Overall though i thought it was a very smooth comfortable trip and my goodness 20 years earlier it must have seemed a different planet toa DC6 or similar. it is sad how the Uk aircraft industry changed , I dont think we in the Uk can ever handle large scale enterprises and a lot of small firms even when shoe horned into two larger ones did not have the size and economies of scale of Boeing and Douglas.

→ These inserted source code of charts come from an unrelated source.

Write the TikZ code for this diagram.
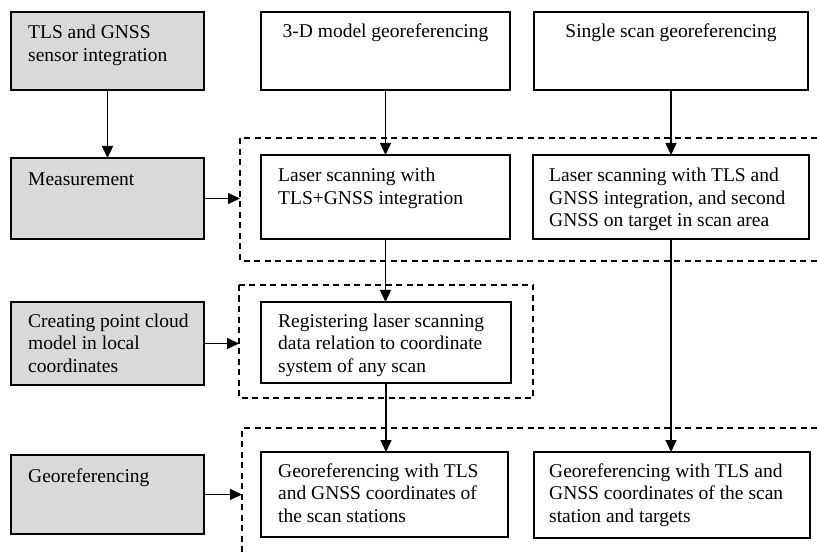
\documentclass[tikz,border=0pt]{standalone}
\usepackage{fontspec}
\setmainfont{Liberation Serif}
\usetikzlibrary{arrows.meta}
\definecolor{boxgray}{RGB}{217,217,217}
\newcommand{\tx}[1]{\parbox[t]{300pt}{\raggedright #1}}
\begin{document}
\begin{tikzpicture}[x=1pt,y=-1pt,
  box/.style={draw=black, line width=1.4pt, fill=white, inner sep=0pt, outer sep=0pt},
  graybox/.style={box, fill=boxgray},
  txt/.style={inner sep=0pt, anchor=base west, font=\fontsize{19.5}{22.5}\selectfont},
  ctxt/.style={inner sep=0pt, anchor=base, font=\fontsize{19.5}{22.5}\selectfont},
  arr/.style={line width=1.4pt, -{Triangle[length=12pt,width=11pt]}},
  dash box/.style={line width=1.3pt, dash pattern=on 6pt off 4.5pt}
]
\useasboundingbox[fill=white] (0,0) rectangle (817,556);

% dashed regions
\draw[dash box] (817,138) -- (240,138) -- (240,261) -- (817,261);
\draw[dash box] (239,285) rectangle (533,398);
\draw[dash box] (817,428) -- (242,428) -- (242,556);

% left column (gray)
\node[graybox, minimum width=193pt, minimum height=78pt] (b1) at (107.5,51) {};
\node[txt] (t1) at (28,39) {\tx{TLS and GNSS\\sensor integration}};
\node[graybox, minimum width=193pt, minimum height=81pt] (meas) at (107.5,198.5) {};
\node[txt] (tmeas) at (28,186) {\tx{Measurement}};
\node[graybox, minimum width=193pt, minimum height=83pt] (create) at (107.5,343.5) {};
\node[txt] (tcreate) at (28,327) {\tx{Creating point cloud\\model in local\\coordinates}};
\node[graybox, minimum width=193pt, minimum height=79pt] (geoL) at (107.5,494.5) {};
\node[txt] (tgeoL) at (28,482) {\tx{Georeferencing}};

% top row
\node[box, minimum width=249pt, minimum height=78pt] (top2) at (385.5,51) {};
\node[ctxt] (ttop2) at (385.5,38) {3-D model georeferencing};
\node[box, minimum width=274pt, minimum height=78pt] (top3) at (671,51) {};
\node[ctxt] (ttop3) at (671,38) {Single scan georeferencing};

% measurement row
\node[box, minimum width=249pt, minimum height=84pt] (las2) at (385.5,197) {};
\node[txt] (tlas2) at (278,182) {\tx{Laser scanning with\\TLS+GNSS integration}};
\node[box, minimum width=276pt, minimum height=84pt] (las3) at (671,197) {};
\node[txt] (tlas3) at (549,182) {\tx{Laser scanning with TLS and\\GNSS integration, and second\\GNSS on target in scan area}};

% registration
\node[box, minimum width=250pt, minimum height=81pt] (reg) at (386,342.5) {};
\node[txt] (treg) at (278,327) {\tx{Registering laser scanning\\data relation to coordinate\\system of any scan}};

% georeferencing row
\node[box, minimum width=247pt, minimum height=85pt] (geo2) at (384.5,494.5) {};
\node[txt] (tgeo2) at (278,477) {\tx{Georeferencing with TLS\\and GNSS coordinates of\\the scan stations}};
\node[box, minimum width=276pt, minimum height=86pt] (geo3) at (672,495) {};
\node[txt] (tgeo3) at (549,477) {\tx{Georeferencing with TLS and\\GNSS coordinates of the scan\\station and targets}};

% free ends on dashed frames
\coordinate (d1) at (240,198.5);
\coordinate (d2) at (239,343.5);
\coordinate (d3) at (242,494.5);

% connectors
\draw[arr] (b1.south) -- (meas.north);
\draw[arr] (meas.east) -- (d1);
\draw[arr] (create.east) -- (d2);
\draw[arr] (geoL.east) -- (d3);
\draw[arr] (top2.south) -- (top2.south |- las2.north);
\draw[arr] (las2.south) -- (las2.south |- reg.north);
\draw[arr] (reg.south) -- (reg.south |- geo2.north);
\draw[arr] (top3.south) -- (top3.south |- las3.north);
\draw[arr] (las3.south) -- (las3.south |- geo3.north);
\end{tikzpicture}
\end{document}
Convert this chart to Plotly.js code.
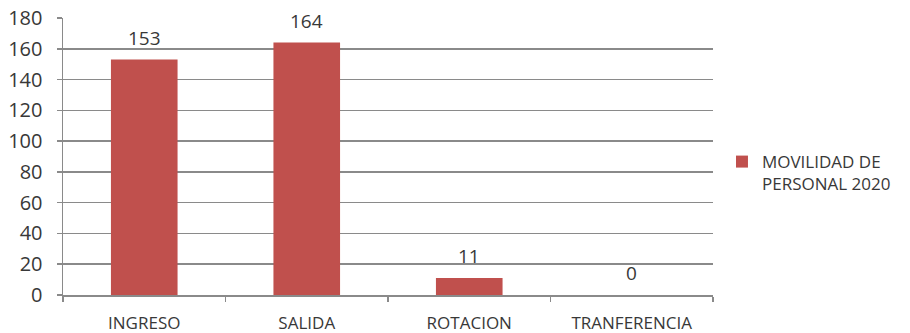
<!DOCTYPE html>
<html>
<head>
<meta charset="utf-8">
<script src="https://cdn.plot.ly/plotly-3.0.1.min.js"></script>
<style>
  html, body { margin: 0; padding: 0; background: #ffffff; }
  #chart { width: 910px; height: 333px; }
</style>
</head>
<body>
<div id="chart"></div>
<script>
// Movilidad de personal 2020
const categories = ['INGRESO', 'SALIDA', 'ROTACION', 'TRANFERENCIA'];
const values = [153, 164, 11, 0];
const seriesName = 'MOVILIDAD DE<br>PERSONAL 2020';
const yTicks = [0, 20, 40, 60, 80, 100, 120, 140, 160, 180];

const textColor = '#383838';
const gridColor = '#8a8a8a';
const fontFamily = '"Open Sans", sans-serif';

const trace = {
  type: 'bar',
  x: categories,
  y: values,
  name: seriesName,
  width: 0.41,
  marker: { color: '#c0504d', line: { width: 0 } },
  hoverinfo: 'x+y',
  showlegend: true
};

// value labels above each bar
const annotations = categories.map((c, i) => ({
  x: c,
  y: values[i],
  xref: 'x',
  yref: 'y',
  text: String(values[i]),
  showarrow: false,
  yanchor: 'bottom',
  yshift: 7,
  font: { family: fontFamily, size: 19, color: textColor }
}));

const layout = {
  width: 910,
  height: 333,
  margin: { l: 63, r: 197, t: 18, b: 38 },
  paper_bgcolor: '#ffffff',
  plot_bgcolor: '#ffffff',
  font: { family: fontFamily, size: 18, color: textColor },
  xaxis: {
    type: 'category',
    showline: true,
    linecolor: gridColor,
    linewidth: 1.5,
    ticks: 'outside',
    tickson: 'boundaries',
    ticklen: 5,
    tickwidth: 1.5,
    tickcolor: gridColor,
    showgrid: false,
    ticklabelstandoff: 12,
    tickfont: { family: fontFamily, size: 17, color: textColor }
  },
  yaxis: {
    range: [0, 180],
    tickvals: yTicks,
    showline: true,
    linecolor: gridColor,
    linewidth: 1.5,
    ticks: 'outside',
    ticklen: 5,
    tickwidth: 1.5,
    tickcolor: gridColor,
    showgrid: true,
    gridcolor: gridColor,
    gridwidth: 1.5,
    zeroline: false,
    ticklabelstandoff: 10,
    tickfont: { family: fontFamily, size: 20, color: textColor }
  },
  legend: {
    x: 1.0138,
    xanchor: 'left',
    y: 0.545,
    yanchor: 'top',
    valign: 'top',
    font: { family: fontFamily, size: 17, color: textColor },
    bgcolor: 'rgba(0,0,0,0)'
  },
  annotations: annotations,
  bargap: 0.59
};

Plotly.newPlot('chart', [trace], layout, { displayModeBar: false, staticPlot: true });
</script>
</body>
</html>
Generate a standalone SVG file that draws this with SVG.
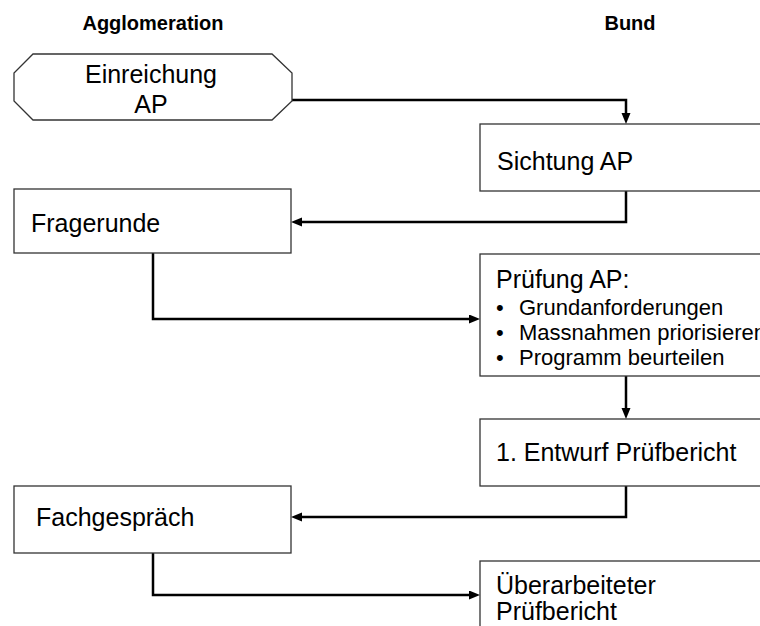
<svg xmlns="http://www.w3.org/2000/svg" width="760" height="626" viewBox="0 0 760 626">
<style>
.t{font-family:"Liberation Sans",Arial,sans-serif;font-size:25px;fill:#000}
.b{font-family:"Liberation Sans",Arial,sans-serif;font-size:22px;fill:#000}
.h{font-family:"Liberation Sans",Arial,sans-serif;font-size:20px;font-weight:bold;fill:#000}
.box{fill:#fff;stroke:#333;stroke-width:1.3}
.c{fill:none;stroke:#000;stroke-width:2.5}
</style>
<defs>
<marker id="ah" markerUnits="userSpaceOnUse" markerWidth="12" markerHeight="10" refX="5" refY="4.5" orient="auto">
<path d="M0,0 L11,4.5 L0,9 z" fill="#000"/>
</marker>
</defs>
<rect width="760" height="626" fill="#fff"/>
<text class="h" x="153" y="30" text-anchor="middle">Agglomeration</text>
<text class="h" x="630" y="30" text-anchor="middle">Bund</text>
<g id="connectors">
<path class="c" d="M292,100 H626 V118" marker-end="url(#ah)"/>
<path class="c" d="M626,191 V222 H297" marker-end="url(#ah)"/>
<path class="c" d="M153,253 V319 H474" marker-end="url(#ah)"/>
<path class="c" d="M626,376 V413" marker-end="url(#ah)"/>
<path class="c" d="M626,486 V517 H297" marker-end="url(#ah)"/>
<path class="c" d="M153,553 V595 H474" marker-end="url(#ah)"/>
</g>
<g id="einreichung">
<polygon class="box" points="33,54 272,54 292,73 292,101 272,120 33,120 14,101 14,73"/>
<text class="t" x="151" y="83" text-anchor="middle">Einreichung</text>
<text class="t" x="151" y="113" text-anchor="middle">AP</text>
</g>
<g id="sichtung">
<rect class="box" x="480" y="124" width="320" height="67"/>
<text class="t" x="497" y="170">Sichtung AP</text>
</g>
<g id="fragerunde">
<rect class="box" x="14" y="189" width="277" height="64"/>
<text class="t" x="31" y="232">Fragerunde</text>
</g>
<g id="pruefung">
<rect class="box" x="480" y="254" width="320" height="122"/>
<text class="t" x="496" y="288">Prüfung AP:</text>
<text class="b" x="496" y="315">•</text>
<text class="b" x="519" y="315">Grundanforderungen</text>
<text class="b" x="496" y="340">•</text>
<text class="b" x="519" y="340">Massnahmen priorisieren</text>
<text class="b" x="496" y="365">•</text>
<text class="b" x="519" y="365">Programm beurteilen</text>
</g>
<g id="entwurf">
<rect class="box" x="480" y="419" width="320" height="67"/>
<text class="t" x="496" y="461">1. Entwurf Prüfbericht</text>
</g>
<g id="fachgespraech">
<rect class="box" x="14" y="486" width="277" height="67"/>
<text class="t" x="36" y="526">Fachgespräch</text>
</g>
<g id="ueberarbeitet">
<rect class="box" x="480" y="561" width="320" height="100"/>
<text class="t" x="496" y="594">Überarbeiteter</text>
<text class="t" x="496" y="620">Prüfbericht</text>
</g>
</svg>
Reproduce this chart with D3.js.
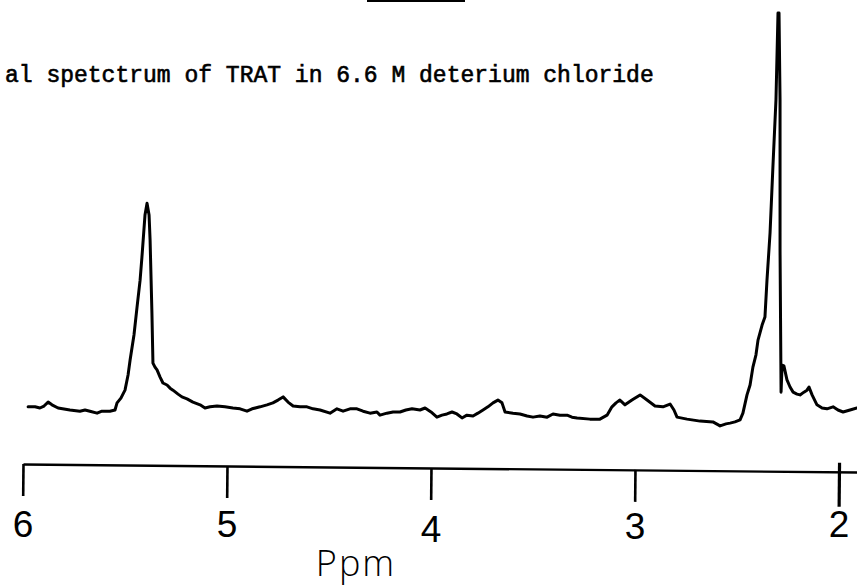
<!DOCTYPE html>
<html>
<head>
<meta charset="utf-8">
<script src="https://cdn.jsdelivr.net/npm/d3@7/dist/d3.min.js"></script>
<style>
  html, body { margin: 0; padding: 0; background: #fff; }
  svg { display: block; }
</style>
</head>
<body>
<svg id="chart" width="857" height="587"></svg>
<script>
// Chemical shift (ppm) and relative intensity of the trace, read left to right (high ppm to low ppm)
const shiftPpm = [
  5.975, 5.941, 5.917, 5.897, 5.877, 5.858, 5.828, 5.770, 5.721, 5.696, 5.672, 5.637, 5.613, 5.574, 5.549,
  5.539, 5.520, 5.500, 5.485, 5.475, 5.456, 5.441, 5.426, 5.417, 5.402, 5.392, 5.382, 5.377, 5.368, 5.363,
  5.353, 5.343, 5.328, 5.314, 5.294, 5.279, 5.265, 5.240, 5.221, 5.196, 5.167, 5.132, 5.108, 5.083, 5.049,
  5.010, 4.971, 4.936, 4.902, 4.877, 4.838, 4.804, 4.775, 4.750, 4.725, 4.701, 4.676, 4.642, 4.608, 4.578,
  4.544, 4.495, 4.461, 4.431, 4.397, 4.363, 4.333, 4.299, 4.265, 4.250, 4.216, 4.186, 4.152, 4.123, 4.093,
  4.054, 4.029, 4.000, 3.971, 3.946, 3.922, 3.897, 3.873, 3.848, 3.824, 3.794, 3.770, 3.745, 3.721, 3.696,
  3.672, 3.652, 3.637, 3.598, 3.564, 3.529, 3.500, 3.466, 3.431, 3.402, 3.368, 3.333, 3.309, 3.284, 3.221,
  3.172, 3.137, 3.113, 3.093, 3.074, 3.049, 3.015, 2.975, 2.941, 2.902, 2.863, 2.828, 2.809, 2.794, 2.745,
  2.681, 2.618, 2.583, 2.554, 2.534, 2.510, 2.485, 2.471, 2.451, 2.436, 2.422, 2.407, 2.397, 2.377, 2.363,
  2.353, 2.338, 2.324, 2.309, 2.299, 2.294, 2.289, 2.289, 2.284, 2.279, 2.270, 2.255, 2.240, 2.225, 2.206,
  2.191, 2.172, 2.157, 2.147, 2.132, 2.108, 2.083, 2.059, 2.029, 2.005, 1.980, 1.946, 1.912
];
const intensity = [
  0.8, 0.8, 0.5, 1.0, 2.0, 1.3, 0.5, 0.0, -0.3, 0.0, -0.3, -0.8, -0.3, -0.3, 0.0,
  1.8, 3.0, 5.0, 8.8, 12.6, 18.9, 25.9, 32.7, 38.5, 49.1, 52.1, 49.1, 42.8, 24.4, 11.8,
  10.8, 10.1, 8.3, 6.8, 6.3, 5.5, 5.0, 4.0, 3.3, 2.8, 2.0, 1.3, 0.5, 0.8, 1.0,
  0.8, 0.5, 0.3, -0.3, 0.3, 0.8, 1.3, 1.8, 2.5, 3.3, 2.0, 1.0, 0.8, 0.8, 0.3,
  0.0, -0.8, 0.3, -0.3, 0.3, 0.3, -0.3, -0.8, -0.5, -1.3, -0.8, -0.5, -0.5, 0.0, 0.3,
  0.0, 0.5, -0.5, -1.8, -1.3, -1.0, -0.5, -1.0, -2.0, -1.3, -1.5, -0.8, 0.0, 0.8, 1.8,
  2.5, 1.8, -0.5, -0.8, -1.0, -1.5, -1.8, -1.5, -1.8, -1.0, -1.3, -1.3, -1.8, -2.0, -2.3,
  -2.3, -1.3, 0.8, 1.8, 2.5, 1.3, 2.5, 3.8, 2.5, 1.0, 0.8, 1.5, 0.0, -1.8, -2.3,
  -2.8, -3.0, -4.0, -3.5, -3.3, -3.0, -2.5, -0.8, 3.8, 6.3, 10.8, 13.9, 17.6, 21.4, 23.4,
  32.7, 44.6, 61.2, 78.1, 100, 100, 78.1, 40.3, 4.5, 11.3, 11.1, 7.6, 5.8, 4.5, 4.0,
  3.8, 4.5, 5.0, 5.8, 3.8, 1.3, 0.5, 0.3, 0.8, 0.0, -0.5, 0.0, 0.5
];

// Axis ticks and texts
const tickValues = [6, 5, 4, 3, 2];
const tickLabels = ["6", "5", "4", "3", "2"];
const axisTitle = "Ppm";
const caption = "al spetctrum of TRAT in 6.6 M deterium chloride";

const width = 857, height = 587;
const svg = d3.select("#chart");
svg.append("rect").attr("width", width).attr("height", height).attr("fill", "#fff");

// Shift axis runs right-to-left, as usual for NMR
const x = d3.scaleLinear().domain([6, 2]).range([23, 839]);
const y = d3.scaleLinear().domain([0, 100]).range([410, 13]);

// Heading rule at the very top
svg.append("line")
  .attr("x1", 367).attr("x2", 465).attr("y1", 1).attr("y2", 1)
  .attr("stroke", "#000").attr("stroke-width", 2.2);

// Caption (typewritten look: a thin outline thickens the strokes)
svg.append("text")
  .attr("x", 5).attr("y", 82)
  .attr("font-family", "'Liberation Mono', 'DejaVu Sans Mono', monospace")
  .attr("font-size", 23)
  .attr("fill", "#000")
  .attr("stroke", "#000")
  .attr("stroke-width", 0.6)
  .text(caption);

// Spectrum trace
const points = shiftPpm.map((p, i) => [p, intensity[i]]);
const line = d3.line().x(d => x(d[0])).y(d => y(d[1])).curve(d3.curveLinear);
svg.append("path")
  .datum(points)
  .attr("d", line)
  .attr("fill", "none")
  .attr("stroke", "#000")
  .attr("stroke-width", 3)
  .attr("stroke-linejoin", "round")
  .attr("stroke-linecap", "round");

// Scale bar (slightly tilted, as on the chart recorder paper)
const axisScale = x.copy().domain([6, x.invert(width)]).range([23, width]);
const axisG = svg.append("g")
  .attr("transform", "translate(0,464) rotate(0.55,23,0)");
axisG.call(
  d3.axisBottom(axisScale)
    .tickValues(tickValues)
    .tickSize(32)
    .tickSizeOuter(0)
    .tickFormat("")
);
axisG.select(".domain").attr("stroke", "#000").attr("stroke-width", 2.4);
axisG.selectAll(".tick line").attr("stroke", "#000").attr("stroke-width", 2.6);
axisG.selectAll(".tick").filter(d => d === 2).select("line")
  .attr("y1", -9).attr("y2", 35).attr("stroke-width", 3.2);

// Tick labels
svg.append("g").selectAll("text")
  .data(tickValues)
  .join("text")
  .attr("x", d => x(d))
  .attr("y", d => (d === 4 ? 542 : d === 3 ? 539 : 537))
  .attr("text-anchor", "middle")
  .attr("font-family", "'Liberation Sans', Arial, sans-serif")
  .attr("font-size", 37)
  .attr("fill", "#000")
  .text((d, i) => tickLabels[i]);

// Unit label
svg.append("text")
  .attr("x", 356).attr("y", 576)
  .attr("text-anchor", "middle")
  .attr("font-family", "'Open Sans', 'DejaVu Sans', sans-serif")
  .attr("font-weight", 300)
  .attr("font-size", 36)
  .attr("letter-spacing", 2)
  .attr("fill", "#000")
  .text(axisTitle);
</script>
</body>
</html>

This was neatly encapsulated in a story about Boeing from the daughter of a Boeing test and development pilot , an interesting book if I remember it correctly. basically everyone in there street worked for Boeing and most of her school friends had one parent there. Anyway the story was that two senior Boeing people visited DH Hatfield to see the Comet and assess how much of a risk it was to the still developing 707. Reporting to the CEo the senior engineer was asked his opinion about the British competitor. His answer was this plane is no threat whatsoever to us, which came as a surprise . Why do you say that was the follow up isnt the plane any good? the answer was the plane is fine a practical aircraft smaller than our but with good performance pause-but they are building them in a shed and cannot build them in any numbers as a consequence. Luckily a lot of the experience survived via Concorde and the now Airbus Uk is a huge successful enterprise , except of course it isnt British . Apologies for the thread drift but I hope that there were guys who built the Comet as apprentices stayed the course to take pride in the A380 and many other Airbus wings built here and how they played a part in the seemingly impossible achievement of Europe matching and indeed overtaking USA in building airliners.